**Entries supplied:**
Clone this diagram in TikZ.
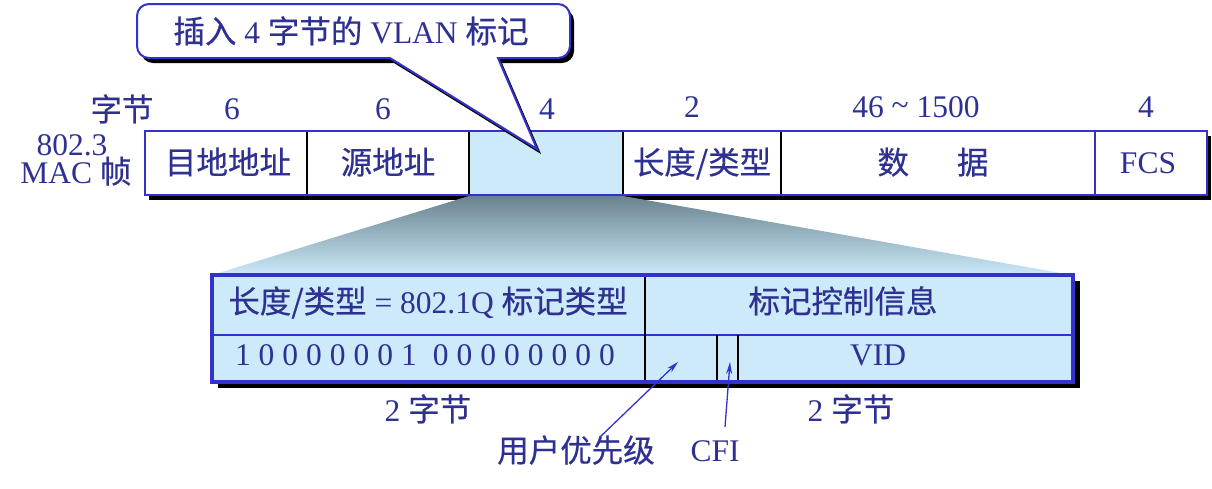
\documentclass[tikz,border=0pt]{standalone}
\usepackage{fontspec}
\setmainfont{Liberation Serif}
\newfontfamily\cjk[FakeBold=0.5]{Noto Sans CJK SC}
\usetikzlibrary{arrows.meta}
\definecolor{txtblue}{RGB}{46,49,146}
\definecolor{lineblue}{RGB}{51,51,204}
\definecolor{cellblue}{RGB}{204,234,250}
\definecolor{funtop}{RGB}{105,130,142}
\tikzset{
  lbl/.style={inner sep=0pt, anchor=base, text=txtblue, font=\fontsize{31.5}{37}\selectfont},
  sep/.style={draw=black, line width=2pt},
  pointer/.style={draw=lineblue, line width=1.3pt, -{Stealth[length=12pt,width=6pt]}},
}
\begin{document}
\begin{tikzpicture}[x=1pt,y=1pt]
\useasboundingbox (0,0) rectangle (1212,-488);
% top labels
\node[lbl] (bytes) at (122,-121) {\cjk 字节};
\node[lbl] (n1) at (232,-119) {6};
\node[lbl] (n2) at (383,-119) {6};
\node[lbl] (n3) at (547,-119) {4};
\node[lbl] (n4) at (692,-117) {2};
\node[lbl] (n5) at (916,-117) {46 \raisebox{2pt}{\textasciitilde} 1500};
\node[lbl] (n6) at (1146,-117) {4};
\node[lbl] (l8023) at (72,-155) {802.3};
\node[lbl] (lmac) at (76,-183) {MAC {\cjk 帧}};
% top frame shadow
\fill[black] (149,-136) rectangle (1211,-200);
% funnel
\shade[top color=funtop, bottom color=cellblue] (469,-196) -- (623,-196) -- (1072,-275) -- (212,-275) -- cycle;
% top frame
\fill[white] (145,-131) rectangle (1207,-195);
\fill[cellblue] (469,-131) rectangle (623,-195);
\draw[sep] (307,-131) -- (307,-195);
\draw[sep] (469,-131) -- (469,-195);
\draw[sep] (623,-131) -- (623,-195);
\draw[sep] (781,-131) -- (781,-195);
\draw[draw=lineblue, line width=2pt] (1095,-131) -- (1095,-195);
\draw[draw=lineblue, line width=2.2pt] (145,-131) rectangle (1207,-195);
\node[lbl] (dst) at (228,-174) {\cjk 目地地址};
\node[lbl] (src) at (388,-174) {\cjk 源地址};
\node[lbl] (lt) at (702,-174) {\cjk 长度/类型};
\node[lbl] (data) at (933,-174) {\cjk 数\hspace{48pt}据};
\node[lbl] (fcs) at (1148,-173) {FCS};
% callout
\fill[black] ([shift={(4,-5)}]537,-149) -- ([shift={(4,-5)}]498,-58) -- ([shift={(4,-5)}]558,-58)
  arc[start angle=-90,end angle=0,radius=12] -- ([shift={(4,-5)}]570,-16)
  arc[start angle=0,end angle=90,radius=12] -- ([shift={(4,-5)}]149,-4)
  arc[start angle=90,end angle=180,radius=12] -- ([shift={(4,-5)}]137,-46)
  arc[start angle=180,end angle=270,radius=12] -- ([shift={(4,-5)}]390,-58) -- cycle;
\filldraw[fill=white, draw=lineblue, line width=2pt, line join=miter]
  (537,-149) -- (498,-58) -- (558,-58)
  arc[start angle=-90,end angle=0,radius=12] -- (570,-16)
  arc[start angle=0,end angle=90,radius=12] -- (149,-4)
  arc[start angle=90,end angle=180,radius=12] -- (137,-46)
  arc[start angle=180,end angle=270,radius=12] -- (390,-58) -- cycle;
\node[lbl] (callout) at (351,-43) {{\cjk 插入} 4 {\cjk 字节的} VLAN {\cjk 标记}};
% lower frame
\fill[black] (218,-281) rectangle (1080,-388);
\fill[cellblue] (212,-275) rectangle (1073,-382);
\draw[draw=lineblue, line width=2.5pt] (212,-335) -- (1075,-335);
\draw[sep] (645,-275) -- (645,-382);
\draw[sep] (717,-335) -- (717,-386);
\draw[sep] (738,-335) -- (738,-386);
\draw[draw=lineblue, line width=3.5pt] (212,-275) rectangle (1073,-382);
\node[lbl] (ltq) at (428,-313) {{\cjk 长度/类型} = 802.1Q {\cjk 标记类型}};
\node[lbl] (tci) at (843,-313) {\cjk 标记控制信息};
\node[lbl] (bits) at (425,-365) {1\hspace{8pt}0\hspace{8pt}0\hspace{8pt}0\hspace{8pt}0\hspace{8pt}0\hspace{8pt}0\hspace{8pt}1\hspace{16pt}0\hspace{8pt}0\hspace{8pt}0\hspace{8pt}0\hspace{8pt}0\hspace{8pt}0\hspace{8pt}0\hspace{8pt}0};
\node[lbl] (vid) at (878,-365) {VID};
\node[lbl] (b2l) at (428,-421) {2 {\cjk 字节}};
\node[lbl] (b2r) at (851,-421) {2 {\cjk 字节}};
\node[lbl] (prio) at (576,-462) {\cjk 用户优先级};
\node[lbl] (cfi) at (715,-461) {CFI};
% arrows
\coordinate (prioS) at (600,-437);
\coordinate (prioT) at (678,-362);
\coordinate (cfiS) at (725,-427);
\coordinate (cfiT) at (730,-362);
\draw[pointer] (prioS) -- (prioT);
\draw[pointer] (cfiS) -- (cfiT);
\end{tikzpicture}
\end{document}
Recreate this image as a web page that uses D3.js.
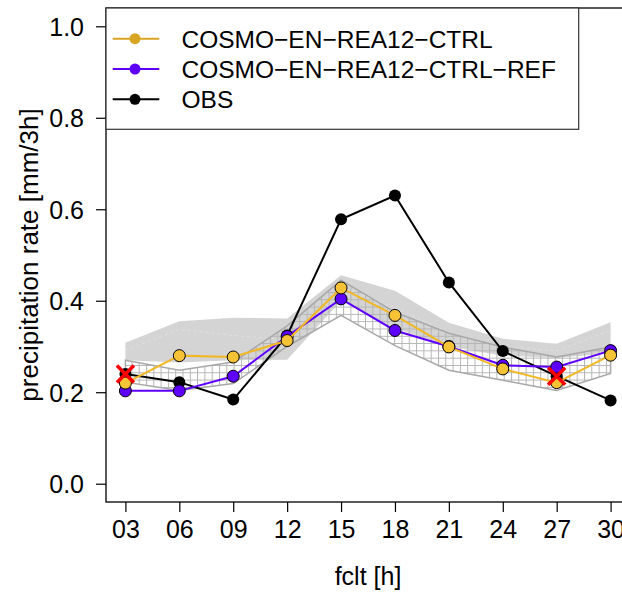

**What is needed:** Repeat the material above verbatim. Leave the pictures behind.

**Correct result:**
Clone this diagram in TikZ.
\documentclass[tikz,border=0pt]{standalone}
\usepackage{fontspec}
\setmainfont{Liberation Serif}
\newfontfamily\cjk[FakeBold=0.5]{Noto Sans CJK SC}
\usetikzlibrary{arrows.meta}
\definecolor{txtblue}{RGB}{46,49,146}
\definecolor{lineblue}{RGB}{51,51,204}
\definecolor{cellblue}{RGB}{204,234,250}
\definecolor{funtop}{RGB}{105,130,142}
\tikzset{
  lbl/.style={inner sep=0pt, anchor=base, text=txtblue, font=\fontsize{31.5}{37}\selectfont},
  sep/.style={draw=black, line width=2pt},
  pointer/.style={draw=lineblue, line width=1.3pt, -{Stealth[length=12pt,width=6pt]}},
}
\begin{document}
\begin{tikzpicture}[x=1pt,y=1pt]
\useasboundingbox (0,0) rectangle (1212,-488);
% top labels
\node[lbl] (bytes) at (122,-121) {\cjk 字节};
\node[lbl] (n1) at (232,-119) {6};
\node[lbl] (n2) at (383,-119) {6};
\node[lbl] (n3) at (547,-119) {4};
\node[lbl] (n4) at (692,-117) {2};
\node[lbl] (n5) at (916,-117) {46 \raisebox{2pt}{\textasciitilde} 1500};
\node[lbl] (n6) at (1146,-117) {4};
\node[lbl] (l8023) at (72,-155) {802.3};
\node[lbl] (lmac) at (76,-183) {MAC {\cjk 帧}};
% top frame shadow
\fill[black] (149,-136) rectangle (1211,-200);
% funnel
\shade[top color=funtop, bottom color=cellblue] (469,-196) -- (623,-196) -- (1072,-275) -- (212,-275) -- cycle;
% top frame
\fill[white] (145,-131) rectangle (1207,-195);
\fill[cellblue] (469,-131) rectangle (623,-195);
\draw[sep] (307,-131) -- (307,-195);
\draw[sep] (469,-131) -- (469,-195);
\draw[sep] (623,-131) -- (623,-195);
\draw[sep] (781,-131) -- (781,-195);
\draw[draw=lineblue, line width=2pt] (1095,-131) -- (1095,-195);
\draw[draw=lineblue, line width=2.2pt] (145,-131) rectangle (1207,-195);
\node[lbl] (dst) at (228,-174) {\cjk 目地地址};
\node[lbl] (src) at (388,-174) {\cjk 源地址};
\node[lbl] (lt) at (702,-174) {\cjk 长度/类型};
\node[lbl] (data) at (933,-174) {\cjk 数\hspace{48pt}据};
\node[lbl] (fcs) at (1148,-173) {FCS};
% callout
\fill[black] ([shift={(4,-5)}]537,-149) -- ([shift={(4,-5)}]498,-58) -- ([shift={(4,-5)}]558,-58)
  arc[start angle=-90,end angle=0,radius=12] -- ([shift={(4,-5)}]570,-16)
  arc[start angle=0,end angle=90,radius=12] -- ([shift={(4,-5)}]149,-4)
  arc[start angle=90,end angle=180,radius=12] -- ([shift={(4,-5)}]137,-46)
  arc[start angle=180,end angle=270,radius=12] -- ([shift={(4,-5)}]390,-58) -- cycle;
\filldraw[fill=white, draw=lineblue, line width=2pt, line join=miter]
  (537,-149) -- (498,-58) -- (558,-58)
  arc[start angle=-90,end angle=0,radius=12] -- (570,-16)
  arc[start angle=0,end angle=90,radius=12] -- (149,-4)
  arc[start angle=90,end angle=180,radius=12] -- (137,-46)
  arc[start angle=180,end angle=270,radius=12] -- (390,-58) -- cycle;
\node[lbl] (callout) at (351,-43) {{\cjk 插入} 4 {\cjk 字节的} VLAN {\cjk 标记}};
% lower frame
\fill[black] (218,-281) rectangle (1080,-388);
\fill[cellblue] (212,-275) rectangle (1073,-382);
\draw[draw=lineblue, line width=2.5pt] (212,-335) -- (1075,-335);
\draw[sep] (645,-275) -- (645,-382);
\draw[sep] (717,-335) -- (717,-386);
\draw[sep] (738,-335) -- (738,-386);
\draw[draw=lineblue, line width=3.5pt] (212,-275) rectangle (1073,-382);
\node[lbl] (ltq) at (428,-313) {{\cjk 长度/类型} = 802.1Q {\cjk 标记类型}};
\node[lbl] (tci) at (843,-313) {\cjk 标记控制信息};
\node[lbl] (bits) at (425,-365) {1\hspace{8pt}0\hspace{8pt}0\hspace{8pt}0\hspace{8pt}0\hspace{8pt}0\hspace{8pt}0\hspace{8pt}1\hspace{16pt}0\hspace{8pt}0\hspace{8pt}0\hspace{8pt}0\hspace{8pt}0\hspace{8pt}0\hspace{8pt}0\hspace{8pt}0};
\node[lbl] (vid) at (878,-365) {VID};
\node[lbl] (b2l) at (428,-421) {2 {\cjk 字节}};
\node[lbl] (b2r) at (851,-421) {2 {\cjk 字节}};
\node[lbl] (prio) at (576,-462) {\cjk 用户优先级};
\node[lbl] (cfi) at (715,-461) {CFI};
% arrows
\coordinate (prioS) at (600,-437);
\coordinate (prioT) at (678,-362);
\coordinate (cfiS) at (725,-427);
\coordinate (cfiT) at (730,-362);
\draw[pointer] (prioS) -- (prioT);
\draw[pointer] (cfiS) -- (cfiT);
\end{tikzpicture}
\end{document}
Recreate this image as a web page that uses D3.js.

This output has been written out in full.